C.S. Lewis became known initially for his Romantic scholarship and literary criticism. Then he became famous throughout the Christian world for his theology writings. Then he turned around and became one of the greatest author’s of children’s fiction.

It’s easy to see that why some of his Oxford colleges resented him. It’s the same reason people were pissed of at Leonard Bernstien for being a master pianist, AND a master composer, AND a master orchestra conductor.

Tolkien, on the other hand, was a hedgehog. He did one thing really well and paid little attention to any other discipline. He knew old English and norse languages inside and out. He labored since his teen years on his great mythology of Middle Earth. The Lord of the Rings was his masterpiece, 12 years in the making. Lewis wrote three of his Narnia books in one year.
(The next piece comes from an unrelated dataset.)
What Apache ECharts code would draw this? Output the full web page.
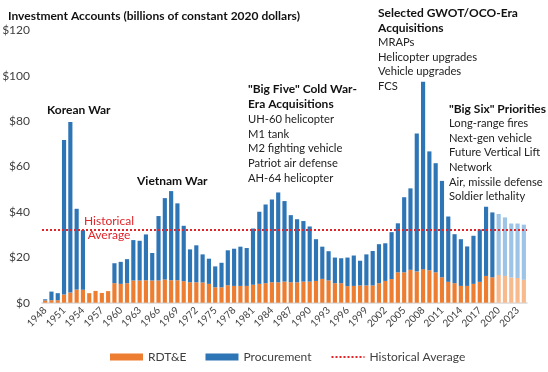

I think though, that after 60 years, it is clear that Tolkien’s legacy is greater. That’s what you get for being the hedgehog.

Lewis on beer

C.S. Lewis and nearly all the rest of his Christian friends liked to drink a lot of beer. With the publishing of The Screwtape Letters, Lewis, who had been previously only known in small literature circles quickly became well known in churches across Britain and especially America. He started to get a lot of fan mail. Along with these came letters criticizing him for daring to follow Jesus AND still drink beer. The horror! He replied:

“I strongly object to the tyrannic and unstripctureal insolence of anything that calls itself a CHurch and makes teetotalism a condition of membership. Apart from the more serious objection (that Our Lord Himself turned water into wine and made wine the medium of the only rite He imposed on all His followers), it is so provincial (what I believe you people call ‘small town’).’